_The request_: In the lines below, output everything from the first line through the line containing "minimum width=187pt, minimum" exactly as it is. Pictures are not part of the output.
─── Dataset section
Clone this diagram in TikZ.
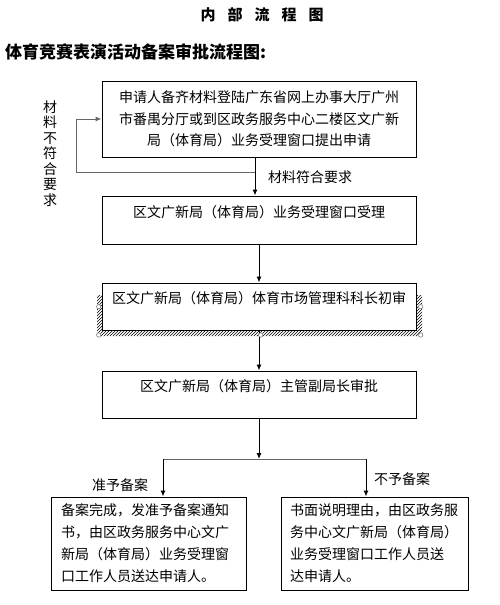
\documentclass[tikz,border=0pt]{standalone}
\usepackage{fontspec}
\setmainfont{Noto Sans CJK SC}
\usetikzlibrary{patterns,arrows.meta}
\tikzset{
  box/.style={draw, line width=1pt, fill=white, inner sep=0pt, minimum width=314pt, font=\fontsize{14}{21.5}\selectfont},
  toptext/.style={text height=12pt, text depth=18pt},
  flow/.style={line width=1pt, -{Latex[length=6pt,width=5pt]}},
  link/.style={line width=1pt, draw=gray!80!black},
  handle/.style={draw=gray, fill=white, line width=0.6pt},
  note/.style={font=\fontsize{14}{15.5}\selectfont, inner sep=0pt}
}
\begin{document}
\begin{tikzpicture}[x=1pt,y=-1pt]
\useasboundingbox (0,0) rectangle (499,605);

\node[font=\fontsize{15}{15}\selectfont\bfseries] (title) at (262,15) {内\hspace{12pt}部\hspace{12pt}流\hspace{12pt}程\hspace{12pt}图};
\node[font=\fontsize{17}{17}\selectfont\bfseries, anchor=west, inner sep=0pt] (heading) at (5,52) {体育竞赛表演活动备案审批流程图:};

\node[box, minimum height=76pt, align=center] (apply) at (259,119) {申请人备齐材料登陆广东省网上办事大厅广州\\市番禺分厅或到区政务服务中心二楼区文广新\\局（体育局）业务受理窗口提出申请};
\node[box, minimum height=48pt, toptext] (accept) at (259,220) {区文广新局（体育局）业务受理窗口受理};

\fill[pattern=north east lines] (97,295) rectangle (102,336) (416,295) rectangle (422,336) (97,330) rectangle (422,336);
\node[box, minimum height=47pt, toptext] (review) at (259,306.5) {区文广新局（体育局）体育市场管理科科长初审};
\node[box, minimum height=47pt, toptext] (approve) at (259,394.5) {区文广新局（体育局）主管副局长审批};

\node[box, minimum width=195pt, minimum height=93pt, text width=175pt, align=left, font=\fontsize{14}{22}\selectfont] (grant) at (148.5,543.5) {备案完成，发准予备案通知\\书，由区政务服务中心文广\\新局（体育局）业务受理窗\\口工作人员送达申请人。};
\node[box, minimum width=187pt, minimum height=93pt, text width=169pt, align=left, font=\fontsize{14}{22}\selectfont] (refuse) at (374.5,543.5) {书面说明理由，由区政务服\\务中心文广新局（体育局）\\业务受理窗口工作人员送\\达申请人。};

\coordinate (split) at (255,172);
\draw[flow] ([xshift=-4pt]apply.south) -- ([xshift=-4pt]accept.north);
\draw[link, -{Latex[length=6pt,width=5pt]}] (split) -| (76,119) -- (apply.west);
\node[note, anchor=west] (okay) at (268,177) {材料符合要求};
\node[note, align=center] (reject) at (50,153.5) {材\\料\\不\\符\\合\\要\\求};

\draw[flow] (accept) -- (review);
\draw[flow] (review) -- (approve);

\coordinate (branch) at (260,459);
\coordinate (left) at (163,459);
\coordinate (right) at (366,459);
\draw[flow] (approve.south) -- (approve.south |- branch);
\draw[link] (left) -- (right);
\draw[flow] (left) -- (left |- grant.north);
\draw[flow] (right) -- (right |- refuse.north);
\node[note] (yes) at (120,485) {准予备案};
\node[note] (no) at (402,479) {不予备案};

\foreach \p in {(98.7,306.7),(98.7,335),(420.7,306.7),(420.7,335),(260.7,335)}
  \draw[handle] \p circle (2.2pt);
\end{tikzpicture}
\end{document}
──────
_Expected answer_:
Clone this diagram in TikZ.
\documentclass[tikz,border=0pt]{standalone}
\usepackage{fontspec}
\setmainfont{Noto Sans CJK SC}
\usetikzlibrary{patterns,arrows.meta}
\tikzset{
  box/.style={draw, line width=1pt, fill=white, inner sep=0pt, minimum width=314pt, font=\fontsize{14}{21.5}\selectfont},
  toptext/.style={text height=12pt, text depth=18pt},
  flow/.style={line width=1pt, -{Latex[length=6pt,width=5pt]}},
  link/.style={line width=1pt, draw=gray!80!black},
  handle/.style={draw=gray, fill=white, line width=0.6pt},
  note/.style={font=\fontsize{14}{15.5}\selectfont, inner sep=0pt}
}
\begin{document}
\begin{tikzpicture}[x=1pt,y=-1pt]
\useasboundingbox (0,0) rectangle (499,605);

\node[font=\fontsize{15}{15}\selectfont\bfseries] (title) at (262,15) {内\hspace{12pt}部\hspace{12pt}流\hspace{12pt}程\hspace{12pt}图};
\node[font=\fontsize{17}{17}\selectfont\bfseries, anchor=west, inner sep=0pt] (heading) at (5,52) {体育竞赛表演活动备案审批流程图:};

\node[box, minimum height=76pt, align=center] (apply) at (259,119) {申请人备齐材料登陆广东省网上办事大厅广州\\市番禺分厅或到区政务服务中心二楼区文广新\\局（体育局）业务受理窗口提出申请};
\node[box, minimum height=48pt, toptext] (accept) at (259,220) {区文广新局（体育局）业务受理窗口受理};

\fill[pattern=north east lines] (97,295) rectangle (102,336) (416,295) rectangle (422,336) (97,330) rectangle (422,336);
\node[box, minimum height=47pt, toptext] (review) at (259,306.5) {区文广新局（体育局）体育市场管理科科长初审};
\node[box, minimum height=47pt, toptext] (approve) at (259,394.5) {区文广新局（体育局）主管副局长审批};

\node[box, minimum width=195pt, minimum height=93pt, text width=175pt, align=left, font=\fontsize{14}{22}\selectfont] (grant) at (148.5,543.5) {备案完成，发准予备案通知\\书，由区政务服务中心文广\\新局（体育局）业务受理窗\\口工作人员送达申请人。};
\node[box, minimum width=187pt, minimum height=93pt, text width=169pt, align=left, font=\fontsize{14}{22}\selectfont] (refuse) at (374.5,543.5) {书面说明理由，由区政务服\\务中心文广新局（体育局）\\业务受理窗口工作人员送\\达申请人。};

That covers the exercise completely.